Skip the images and copy each record exactly as written.

=== RECORDS FOR THE TASK ===

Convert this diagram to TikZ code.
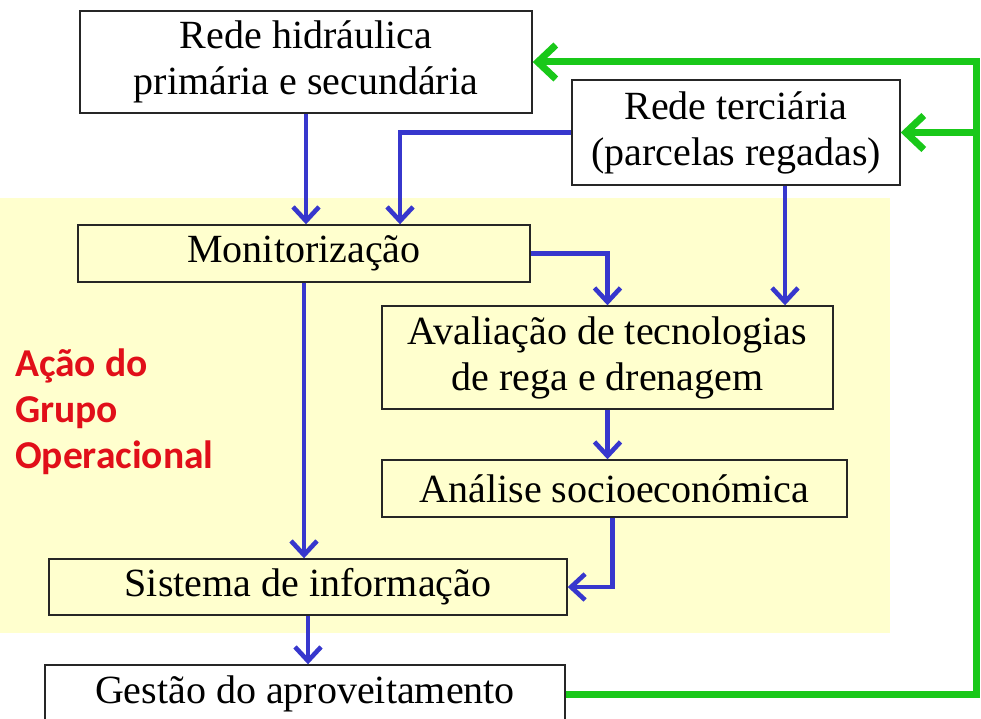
\documentclass[tikz,border=0pt]{standalone}
\usepackage{fontspec}
\setmainfont{Liberation Serif}
\newfontfamily\redfont{Carlito}
\usetikzlibrary{arrows.meta}
\definecolor{bgyellow}{RGB}{255,255,206}
\definecolor{arrblue}{RGB}{55,55,205}
\definecolor{arrgreen}{RGB}{25,200,25}
\definecolor{labred}{RGB}{225,15,25}
\begin{document}
\begin{tikzpicture}[x=1pt,y=-1pt,
  box/.style={draw=black!85,line width=1.4pt,align=center,inner sep=0pt,
    font=\fontsize{40}{46}\selectfont},
  wbox/.style={box,fill=white},
  ybox/.style={box,fill=bgyellow},
  barrow/.style={draw=arrblue,line width=4.6pt,
    -{Straight Barb[length=14pt,width=26pt,line width=4.6pt]}},
  garrow/.style={draw=arrgreen,line width=7pt,
    -{Straight Barb[length=18pt,width=34pt,line width=7pt]}},
  lab/.style={text=labred,align=left,inner sep=0pt,
    font=\redfont\bfseries\fontsize{39.5}{46}\selectfont}]
\useasboundingbox (0,0) rectangle (981,719);
\fill[bgyellow] (0,198) rectangle (890,633);

\node[wbox,minimum width=452,minimum height=102] (hid) at (306,62) {Rede hidráulica\\primária e secundária};
\node[wbox,minimum width=328,minimum height=105] (ter) at (736,132.5) {Rede terciária\\(parcelas regadas)};
\node[ybox,minimum width=452,minimum height=57] (mon) at (304,253.5) {Monitorização};
\node[ybox,minimum width=451,minimum height=103] (ava) at (607.5,357.5) {Avaliação de tecnologias\\de rega e drenagem};
\node[ybox,minimum width=465,minimum height=57] (ana) at (614.5,488.5) {Análise socioeconómica};
\node[ybox,minimum width=518,minimum height=56] (sis) at (308,587) {Sistema de informação};
\node[wbox,minimum width=520,minimum height=58] (ges) at (305,694) {Gestão do aproveitamento};
\node[lab,anchor=west] (grupo) at (15,412) {Ação do\\Grupo\\Operacional};

\coordinate (gr) at (976,0);

\draw[barrow] (hid.south) -- (hid.south |- mon.north);
\draw[barrow] (ter.west) -| ([xshift=96]mon.north);
\draw[barrow] (mon.east) -| (ava.north);
\draw[barrow] ([xshift=49]ter.south) -- ([xshift=49]ter.south |- ava.north);
\draw[barrow] (ava.south) -- (ava.south |- ana.north);
\draw[barrow] ([xshift=-2]ana.south) |- (sis.east);
\draw[barrow] (mon.south) -- (mon.south |- sis.north);
\draw[barrow] (sis.south) -- (sis.south |- ges.north);

\draw[garrow] (ges.east) -| (gr |- hid.east) -- (hid.east);
\draw[garrow] (gr |- ter.east) -- (ter.east);
\end{tikzpicture}
\end{document}
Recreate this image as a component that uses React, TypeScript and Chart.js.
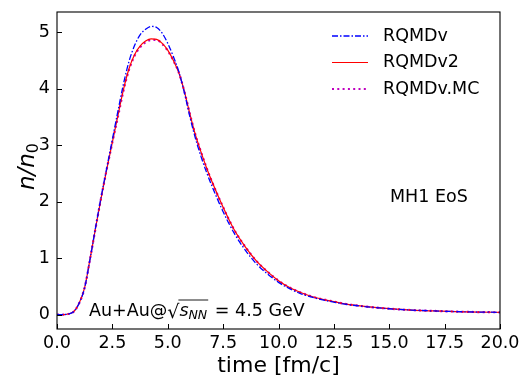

===

*FULL ANSWER:*
Convert this diagram to TikZ code.
\documentclass[tikz,border=0pt]{standalone}
\usepackage{fontspec}
\setmainfont{Liberation Serif}
\newfontfamily\redfont{Carlito}
\usetikzlibrary{arrows.meta}
\definecolor{bgyellow}{RGB}{255,255,206}
\definecolor{arrblue}{RGB}{55,55,205}
\definecolor{arrgreen}{RGB}{25,200,25}
\definecolor{labred}{RGB}{225,15,25}
\begin{document}
\begin{tikzpicture}[x=1pt,y=-1pt,
  box/.style={draw=black!85,line width=1.4pt,align=center,inner sep=0pt,
    font=\fontsize{40}{46}\selectfont},
  wbox/.style={box,fill=white},
  ybox/.style={box,fill=bgyellow},
  barrow/.style={draw=arrblue,line width=4.6pt,
    -{Straight Barb[length=14pt,width=26pt,line width=4.6pt]}},
  garrow/.style={draw=arrgreen,line width=7pt,
    -{Straight Barb[length=18pt,width=34pt,line width=7pt]}},
  lab/.style={text=labred,align=left,inner sep=0pt,
    font=\redfont\bfseries\fontsize{39.5}{46}\selectfont}]
\useasboundingbox (0,0) rectangle (981,719);
\fill[bgyellow] (0,198) rectangle (890,633);

\node[wbox,minimum width=452,minimum height=102] (hid) at (306,62) {Rede hidráulica\\primária e secundária};
\node[wbox,minimum width=328,minimum height=105] (ter) at (736,132.5) {Rede terciária\\(parcelas regadas)};
\node[ybox,minimum width=452,minimum height=57] (mon) at (304,253.5) {Monitorização};
\node[ybox,minimum width=451,minimum height=103] (ava) at (607.5,357.5) {Avaliação de tecnologias\\de rega e drenagem};
\node[ybox,minimum width=465,minimum height=57] (ana) at (614.5,488.5) {Análise socioeconómica};
\node[ybox,minimum width=518,minimum height=56] (sis) at (308,587) {Sistema de informação};
\node[wbox,minimum width=520,minimum height=58] (ges) at (305,694) {Gestão do aproveitamento};
\node[lab,anchor=west] (grupo) at (15,412) {Ação do\\Grupo\\Operacional};

\coordinate (gr) at (976,0);

\draw[barrow] (hid.south) -- (hid.south |- mon.north);
\draw[barrow] (ter.west) -| ([xshift=96]mon.north);
\draw[barrow] (mon.east) -| (ava.north);
\draw[barrow] ([xshift=49]ter.south) -- ([xshift=49]ter.south |- ava.north);
\draw[barrow] (ava.south) -- (ava.south |- ana.north);
\draw[barrow] ([xshift=-2]ana.south) |- (sis.east);
\draw[barrow] (mon.south) -- (mon.south |- sis.north);
\draw[barrow] (sis.south) -- (sis.south |- ges.north);

\draw[garrow] (ges.east) -| (gr |- hid.east) -- (hid.east);
\draw[garrow] (gr |- ter.east) -- (ter.east);
\end{tikzpicture}
\end{document}
Recreate this image as a component that uses React, TypeScript and Chart.js.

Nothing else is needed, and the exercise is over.